Qualified homeowners in need of extra cash for large purchases or emergencies may be able to access their home equity with a VA cash-out refinance. Veterans and service men and women with sufficient equity in their home may qualify for this VA refinance program, allowing them to lower both interest rates and monthly mortgage payments. Before you apply, it’s important to know how the cash-out mortgage program works.
What Is a Cash-Out Refinance?
The VA cash-out refinance program is for military veterans or current service members who are currently paying off a home loan. Whether you purchased your home using a VA-guaranteed or conventional loan, you can apply for a VA refinance in order to lower your current interest rate. For those who would like to make repairs to their homes, pay off high-interest credit cards or other debt, or simply have cash on hand for emergency spending, a cash out mortgage refinance can help..
How Do I Apply for a VA Refinance?
In order to apply for the VA cash-out refinance (also known as a «cash out mortgage,») you'll need to submit an application with a VA lender and have your home appraised. Your lender requires this appraisal in order to determine how much cash you're eligible to receive.
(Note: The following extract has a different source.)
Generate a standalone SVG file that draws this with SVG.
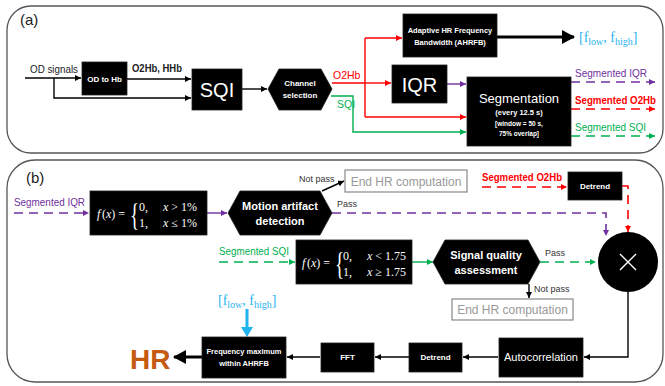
<svg xmlns="http://www.w3.org/2000/svg" width="665" height="386" viewBox="0 0 665 386">
<style>
text{font-family:"Liberation Sans","Open Sans",sans-serif}
.panel{fill:#fff;stroke:#555;stroke-width:1.3}
.box{fill:#000;stroke:#222;stroke-width:0.8}
.wt{fill:#fff;font-weight:bold;text-anchor:middle}
.wn{fill:#fff;text-anchor:middle}
.blk{stroke:#000;stroke-width:1.4;fill:none}
.red{stroke:#ff0000;stroke-width:1.4;fill:none}
.pur{stroke:#7030a0;stroke-width:1.4;fill:none}
.grn{stroke:#00b050;stroke-width:1.4;fill:none}
.dash{stroke-dasharray:9 6;stroke-width:1.6}
.lblr{fill:#ff0000;font-size:10.5px}
.lblp{fill:#7030a0;font-size:10.5px}
.lblg{fill:#00b050;font-size:10.5px}
.end{fill:#fff;stroke:#888;stroke-width:1.2}
.endt{fill:#999;font-size:12px;text-anchor:middle}
.small{fill:#333;font-size:9px}
.fx{font-family:"Liberation Serif",serif;fill:#fff;font-size:12px}
.br{font-family:"Liberation Serif",serif;fill:#fff;font-size:32px}
.cy{font-family:"Liberation Serif",serif;fill:#1fb3f0;font-size:14px}
</style>
<defs>
<marker id="ak" markerUnits="userSpaceOnUse" markerWidth="8" markerHeight="8" refX="6" refY="3" orient="auto"><path d="M0,0 L6,3 L0,6 z" fill="#000"/></marker>
<marker id="ar" markerUnits="userSpaceOnUse" markerWidth="8" markerHeight="8" refX="6" refY="3" orient="auto"><path d="M0,0 L6,3 L0,6 z" fill="#ff0000"/></marker>
<marker id="ap" markerUnits="userSpaceOnUse" markerWidth="8" markerHeight="8" refX="6" refY="3" orient="auto"><path d="M0,0 L6,3 L0,6 z" fill="#7030a0"/></marker>
<marker id="ag" markerUnits="userSpaceOnUse" markerWidth="8" markerHeight="8" refX="6" refY="3" orient="auto"><path d="M0,0 L6,3 L0,6 z" fill="#00b050"/></marker>
<marker id="akb" markerUnits="userSpaceOnUse" markerWidth="16" markerHeight="16" refX="12" refY="7" orient="auto"><path d="M0,0 L13,7 L0,14 z" fill="#000"/></marker>
</defs>

<rect class="panel" x="7" y="6" width="656" height="147" rx="24"/>
<rect class="panel" x="7" y="160" width="656" height="222" rx="28"/>
<text x="20" y="25" font-size="15" fill="#222">(a)</text>
<text x="26" y="183" font-size="15" fill="#222">(b)</text>

<g id="connectors">
<path class="blk" d="M25,78 H81" marker-end="url(#ak)"/>
<path class="blk" d="M54,78 V98 H191" marker-end="url(#ak)"/>
<path class="blk" d="M127,79 H191" marker-end="url(#ak)"/>
<path class="blk" d="M242,89 H267" marker-end="url(#ak)"/>
<path class="red" d="M332,83 H365 M365,38 V117"/>
<path class="red" d="M365,38 H402" marker-end="url(#ar)"/>
<path class="red" d="M365,83 H391" marker-end="url(#ar)"/>
<path class="red" d="M365,117 H466" marker-end="url(#ar)"/>
<path class="pur" d="M447,84 H466" marker-end="url(#ap)"/>
<path class="grn" d="M331,96 H353 V132 H466" marker-end="url(#ag)"/>
<path d="M497,37 H574" stroke="#000" stroke-width="3" fill="none" marker-end="url(#akb)"/>
<path class="pur dash" d="M571,82 H655" marker-end="url(#ap)"/>
<path class="red dash" d="M571,109 H655" marker-end="url(#ar)"/>
<path class="grn dash" d="M571,136 H655" marker-end="url(#ag)"/>
<path class="pur dash" d="M14,213 H89" marker-end="url(#ap)"/>
<path class="pur" d="M207,213 H227" marker-end="url(#ap)"/>
<path class="blk" stroke-width="1.2" d="M322,191 L344,181" marker-end="url(#ak)"/>
<path class="pur dash" d="M332,213 H606 V236" marker-end="url(#ap)"/>
<path class="red dash" d="M482,187 H567" marker-end="url(#ar)"/>
<path class="red dash" d="M622,186 H628 V232" marker-end="url(#ar)"/>
<path class="grn dash" d="M219,262 H295" marker-end="url(#ag)"/>
<path class="grn" d="M412,262 H433" marker-end="url(#ag)"/>
<path class="grn dash" d="M540,262 H596" marker-end="url(#ag)"/>
<path class="blk" stroke-width="1.2" d="M529,284 V298" marker-end="url(#ak)"/>
<path class="blk" stroke="#333" d="M628,292 V357 H584" marker-end="url(#ak)"/>
<path class="blk" d="M498,357 H463" marker-end="url(#ak)"/>
<path class="blk" d="M409,357 H375" marker-end="url(#ak)"/>
<path class="blk" d="M320,357 H287" marker-end="url(#ak)"/>
<path d="M202,357 H174" stroke="#000" stroke-width="3" fill="none" marker-end="url(#akb)"/>
<path d="M247,309 V328" stroke="#1fb3f0" stroke-width="3" fill="none"/>
<path d="M241,327 L253,327 L247,337 z" fill="#1fb3f0"/>
</g>

<text x="30" y="73" font-size="10.5" fill="#222" textLength="48" lengthAdjust="spacingAndGlyphs">OD signals</text>
<text x="132" y="72" font-size="10.5" fill="#222" font-weight="bold" textLength="50" lengthAdjust="spacingAndGlyphs">O2Hb, HHb</text>
<text x="333" y="79" class="lblr">O2Hb</text>
<text x="337" y="108" class="lblg">SQI</text>
<text x="575" y="77" class="lblp" textLength="72" lengthAdjust="spacingAndGlyphs">Segmented IQR</text>
<text x="575" y="104" class="lblr" font-weight="bold" textLength="81" lengthAdjust="spacingAndGlyphs">Segmented O2Hb</text>
<text x="575" y="131" class="lblg" textLength="71" lengthAdjust="spacingAndGlyphs">Segmented SQI</text>
<text class="cy" x="579" y="42">[f<tspan font-size="10" dy="3">low</tspan><tspan dy="-3">, f</tspan><tspan font-size="10" dy="3">high</tspan><tspan dy="-3">]</tspan></text>

<g id="odtohb"><rect class="box" x="82" y="62" width="45" height="33"/><text class="wt" x="104.5" y="82" font-size="8">OD to Hb</text></g>
<g id="sqi"><rect class="box" x="192" y="69" width="50" height="41"/><text class="wn" x="217" y="97" font-size="20">SQI</text></g>
<g id="channel"><polygon class="box" points="268,89 279,69 321,69 332,89 321,110 279,110"/><text class="wt" x="300" y="86" font-size="8">Channel</text><text class="wt" x="300" y="98" font-size="8">selection</text></g>
<g id="ahrfb"><rect class="box" x="403" y="14" width="94" height="43"/><text class="wt" x="450" y="33" font-size="7.5">Adaptive HR Frequency</text><text class="wt" x="450" y="45" font-size="7.5">Bandwidth (AHRFB)</text></g>
<g id="iqr"><rect class="box" x="392" y="65" width="55" height="38"/><text class="wn" x="419.5" y="92" font-size="20">IQR</text></g>
<g id="segmentation"><rect class="box" x="467" y="77" width="104" height="69"/><text class="wn" x="519" y="103" font-size="13">Segmentation</text><text class="wt" x="519" y="115" font-size="7.5">(every 12.5 s)</text><text class="wt" x="519" y="126" font-size="6.5">[window = 50 s,</text><text class="wt" x="519" y="136" font-size="6.5">75% overlap]</text></g>

<text x="14" y="206" class="lblp" textLength="71" lengthAdjust="spacingAndGlyphs">Segmented IQR</text>
<g id="f1"><rect class="box" x="90" y="191" width="117" height="44"/>
<text class="fx" x="97" y="218" font-style="italic">f</text><text class="fx" x="102" y="218">(<tspan font-style="italic">x</tspan>) =</text>
<text class="br" x="0" y="0" transform="translate(130 226) scale(0.6 1)">{</text>
<text class="fx" x="139" y="211">0,</text><text class="fx" x="139" y="227">1,</text>
<text class="fx" x="163" y="211"><tspan font-style="italic">x</tspan> &gt; 1%</text><text class="fx" x="163" y="227"><tspan font-style="italic">x</tspan> ≤ 1%</text></g>
<g id="motion"><polygon class="box" points="228,213 240,191 320,191 332,213 320,235 240,235"/><text class="wt" x="280" y="210" font-size="11">Motion artifact</text><text class="wt" x="280" y="225" font-size="11">detection</text></g>
<text x="299" y="182" class="small">Not pass</text>
<text x="337" y="207" class="small">Pass</text>
<g id="end1"><rect class="end" x="345" y="170" width="122" height="22"/><text class="endt" x="406" y="185.5">End HR computation</text></g>
<text x="482" y="181" class="lblr" font-weight="bold" textLength="80" lengthAdjust="spacingAndGlyphs">Segmented O2Hb</text>
<g id="detrend1"><rect class="box" x="568" y="172" width="54" height="28"/><text class="wt" x="595" y="189" font-size="8">Detrend</text></g>
<g id="multiply"><circle cx="628" cy="262" r="30" fill="#000"/><path d="M620,254 L636,270 M636,254 L620,270" stroke="#fff" stroke-width="1.4"/></g>
<text x="219" y="255" class="lblg" textLength="70" lengthAdjust="spacingAndGlyphs">Segmented SQI</text>
<g id="f2"><rect class="box" x="296" y="240" width="116" height="44"/>
<text class="fx" x="302" y="267" font-style="italic">f</text><text class="fx" x="307" y="267">(<tspan font-style="italic">x</tspan>) =</text>
<text class="br" x="0" y="0" transform="translate(335 275) scale(0.6 1)">{</text>
<text class="fx" x="343" y="260">0,</text><text class="fx" x="343" y="276">1,</text>
<text class="fx" x="367" y="260"><tspan font-style="italic">x</tspan> &lt; 1.75</text><text class="fx" x="367" y="276"><tspan font-style="italic">x</tspan> ≥ 1.75</text></g>
<g id="sqa"><polygon class="box" points="433,262 445,240 528,240 540,262 528,284 445,284"/><text class="wt" x="486" y="259" font-size="11">Signal quality</text><text class="wt" x="486" y="274" font-size="11">assessment</text></g>
<text x="545" y="256" class="small">Pass</text>
<text x="534" y="292" class="small">Not pass</text>
<g id="end2"><rect class="end" x="452" y="299" width="121" height="21"/><text class="endt" x="512.5" y="314">End HR computation</text></g>
<g id="autocorr"><rect class="box" x="499" y="338" width="84" height="39"/><text class="wn" x="541" y="361" font-size="11">Autocorrelation</text></g>
<g id="detrend2"><rect class="box" x="409" y="343" width="53" height="29"/><text class="wt" x="435.5" y="360" font-size="8">Detrend</text></g>
<g id="fft"><rect class="box" x="321" y="343" width="53" height="29"/><text class="wt" x="347.5" y="360" font-size="8">FFT</text></g>
<g id="freqmax"><rect class="box" x="202" y="337" width="84" height="41"/><text class="wt" x="244" y="354" font-size="7.5">Frequency maximum</text><text class="wt" x="244" y="366" font-size="7.5">within AHRFB</text></g>
<text class="cy" x="218" y="305">[f<tspan font-size="10" dy="3">low</tspan><tspan dy="-3">, f</tspan><tspan font-size="10" dy="3">high</tspan><tspan dy="-3">]</tspan></text>
<g id="hr"><text x="130" y="369" font-size="28" font-weight="bold" fill="#c55a11">HR</text></g>
</svg>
Under this VA refinance program, you can receive up to 90 percent of your home's appraised value -- as long as your home has the sufficient equity and can withstand the loan-to-value ratio. In order to qualify for a cash out mortgage, you must also meet credit and income guidelines.
What Can I Do with My Cash?
Once you're approved for the VA cash-out refinance, you're free to spend the money as you wish. However, take into consideration that you're accruing interest on this money. It’s a good idea to use these funds only for things that you ordinarily wouldn’t be able to save up for, such as emergencies or major home repairs.
Some homeowners use their cash from the VA refinance to consolidate high-interest credit cards and other debts. Just be sure you don’t go back to charging on all those cards, or you can easily end up doubling what you owe.